Can you print the data exactly and leave out each image?

:: COLLECTED MATERIAL ::

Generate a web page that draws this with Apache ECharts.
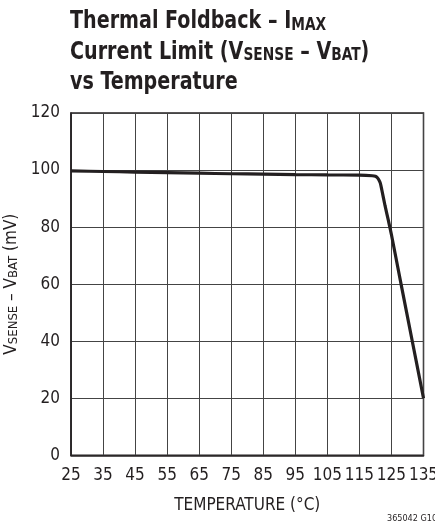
<!DOCTYPE html>
<html>
<head>
<meta charset="utf-8">
<script src="https://cdn.jsdelivr.net/npm/echarts@6/dist/echarts.min.js"></script>
<style>
html,body{margin:0;padding:0;background:#fff;}
#c{width:435px;height:522px;}
</style>
</head>
<body>
<div id="c"></div>
<script>
var temperature = [25, 35, 45, 55, 65, 75, 85, 95, 105, 115, 119, 120, 120.5, 121, 121.5, 122, 123, 124, 125, 128, 131.5, 135];
var vsense = [99.7, 99.5, 99.3, 99.1, 98.9, 98.7, 98.6, 98.4, 98.3, 98.2, 98.0, 97.8, 97.4, 96.7, 95.5, 93.0, 87.5, 82.5, 77.3, 60, 40, 20];
var xTicks = [25, 35, 45, 55, 65, 75, 85, 95, 105, 115, 125, 135];
var yTicks = [0, 20, 40, 60, 80, 100, 120];

var FONT = '"Liberation Sans Narrow", "DejaVu Sans Condensed", Arial, sans-serif';
var INK = '#231f20';

var chart = echarts.init(document.getElementById('c'));
chart.setOption({
  animation: false,
  backgroundColor: '#fff',
  grid: {left: 71, top: 113, right: 11.5, bottom: 66.7, show: true, borderColor: INK, borderWidth: 1.5,
         containLabel: false, outerBoundsMode: 'none'},
  xAxis: {
    type: 'value', min: xTicks[0], max: xTicks[xTicks.length - 1], interval: 10,
    name: 'TEMPERATURE (°C)', nameLocation: 'middle', nameGap: 42,
    nameTextStyle: {fontFamily: FONT, fontSize: 17, color: INK},
    axisLine: {lineStyle: {color: INK, width: 1.5}},
    axisTick: {show: false},
    axisLabel: {fontFamily: FONT, fontSize: 17, color: INK, margin: 12, showMaxLabel: true, showMinLabel: true, hideOverlap: false},
    splitLine: {show: true, lineStyle: {color: '#444', width: 1}}
  },
  yAxis: {
    type: 'value', min: yTicks[0], max: yTicks[yTicks.length - 1], interval: 20,
    name: '{n|V}{s|SENSE}{n| – V}{s|BAT}{n| (mV)}', nameLocation: 'middle', nameGap: 48, nameRotate: 90,
    nameTextStyle: {
      rich: {
        n: {fontFamily: FONT, fontSize: 17, color: INK, lineHeight: 20, verticalAlign: 'bottom'},
        s: {fontFamily: FONT, fontSize: 13, color: INK, lineHeight: 12, verticalAlign: 'bottom'}
      }
    },
    axisLine: {show: true, lineStyle: {color: INK, width: 1.5}},
    axisTick: {show: false},
    axisLabel: {fontFamily: FONT, fontSize: 17, color: INK, margin: 11},
    splitLine: {show: true, lineStyle: {color: '#444', width: 1}}
  },
  graphic: [{
    type: 'text', left: 70, top: 9, scaleX: 0.85, scaleY: 1,
    style: {
      text: '{b|Thermal Foldback – I}{s|MAX}\n{b|Current Limit (V}{s|SENSE}{b| – V}{s|BAT}{b|)}\n{b|vs Temperature}',
      rich: {
        b: {fontFamily: FONT, fontWeight: 'bold', fontSize: 25, lineHeight: 30.5, fill: INK, verticalAlign: 'bottom'},
        s: {fontFamily: FONT, fontWeight: 'bold', fontSize: 18, lineHeight: 12, fill: INK, verticalAlign: 'bottom'}
      }
    }
  }, {
    type: 'text', left: 387, top: 514,
    style: {text: '365042 G10', font: '9px ' + FONT, fill: INK}
  }],
  series: [{
    type: 'line',
    data: temperature.map(function (t, i) { return [t, vsense[i]]; }),
    showSymbol: false,
    smooth: 0.3,
    lineStyle: {color: INK, width: 3.2},
    clip: true
  }]
});
</script>
</body>
</html>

:::

▶ **EXERCISE RESULT**
Generate a web page that draws this with Apache ECharts.
<!DOCTYPE html>
<html>
<head>
<meta charset="utf-8">
<script src="https://cdn.jsdelivr.net/npm/echarts@6/dist/echarts.min.js"></script>
<style>
html,body{margin:0;padding:0;background:#fff;}
#c{width:435px;height:522px;}
</style>
</head>
<body>
<div id="c"></div>
<script>
var temperature = [25, 35, 45, 55, 65, 75, 85, 95, 105, 115, 119, 120, 120.5, 121, 121.5, 122, 123, 124, 125, 128, 131.5, 135];
var vsense = [99.7, 99.5, 99.3, 99.1, 98.9, 98.7, 98.6, 98.4, 98.3, 98.2, 98.0, 97.8, 97.4, 96.7, 95.5, 93.0, 87.5, 82.5, 77.3, 60, 40, 20];
var xTicks = [25, 35, 45, 55, 65, 75, 85, 95, 105, 115, 125, 135];
var yTicks = [0, 20, 40, 60, 80, 100, 120];

var FONT = '"Liberation Sans Narrow", "DejaVu Sans Condensed", Arial, sans-serif';
var INK = '#231f20';

var chart = echarts.init(document.getElementById('c'));
chart.setOption({
  animation: false,
  backgroundColor: '#fff',
  grid: {left: 71, top: 113, right: 11.5, bottom: 66.7, show: true, borderColor: INK, borderWidth: 1.5,
         containLabel: false, outerBoundsMode: 'none'},
  xAxis: {
    type: 'value', min: xTicks[0], max: xTicks[xTicks.length - 1], interval: 10,
    name: 'TEMPERATURE (°C)', nameLocation: 'middle', nameGap: 42,
    nameTextStyle: {fontFamily: FONT, fontSize: 17, color: INK},
    axisLine: {lineStyle: {color: INK, width: 1.5}},
    axisTick: {show: false},
    axisLabel: {fontFamily: FONT, fontSize: 17, color: INK, margin: 12, showMaxLabel: true, showMinLabel: true, hideOverlap: false},
    splitLine: {show: true, lineStyle: {color: '#444', width: 1}}
  },
  yAxis: {
    type: 'value', min: yTicks[0], max: yTicks[yTicks.length - 1], interval: 20,
    name: '{n|V}{s|SENSE}{n| – V}{s|BAT}{n| (mV)}', nameLocation: 'middle', nameGap: 48, nameRotate: 90,
    nameTextStyle: {
      rich: {
        n: {fontFamily: FONT, fontSize: 17, color: INK, lineHeight: 20, verticalAlign: 'bottom'},
        s: {fontFamily: FONT, fontSize: 13, color: INK, lineHeight: 12, verticalAlign: 'bottom'}
      }
    },
    axisLine: {show: true, lineStyle: {color: INK, width: 1.5}},
    axisTick: {show: false},
    axisLabel: {fontFamily: FONT, fontSize: 17, color: INK, margin: 11},
    splitLine: {show: true, lineStyle: {color: '#444', width: 1}}
  },
  graphic: [{
    type: 'text', left: 70, top: 9, scaleX: 0.85, scaleY: 1,
    style: {
      text: '{b|Thermal Foldback – I}{s|MAX}\n{b|Current Limit (V}{s|SENSE}{b| – V}{s|BAT}{b|)}\n{b|vs Temperature}',
      rich: {
        b: {fontFamily: FONT, fontWeight: 'bold', fontSize: 25, lineHeight: 30.5, fill: INK, verticalAlign: 'bottom'},
        s: {fontFamily: FONT, fontWeight: 'bold', fontSize: 18, lineHeight: 12, fill: INK, verticalAlign: 'bottom'}
      }
    }
  }, {
    type: 'text', left: 387, top: 514,
    style: {text: '365042 G10', font: '9px ' + FONT, fill: INK}
  }],
  series: [{
    type: 'line',
    data: temperature.map(function (t, i) { return [t, vsense[i]]; }),
    showSymbol: false,
    smooth: 0.3,
    lineStyle: {color: INK, width: 3.2},
    clip: true
  }]
});
</script>
</body>
</html>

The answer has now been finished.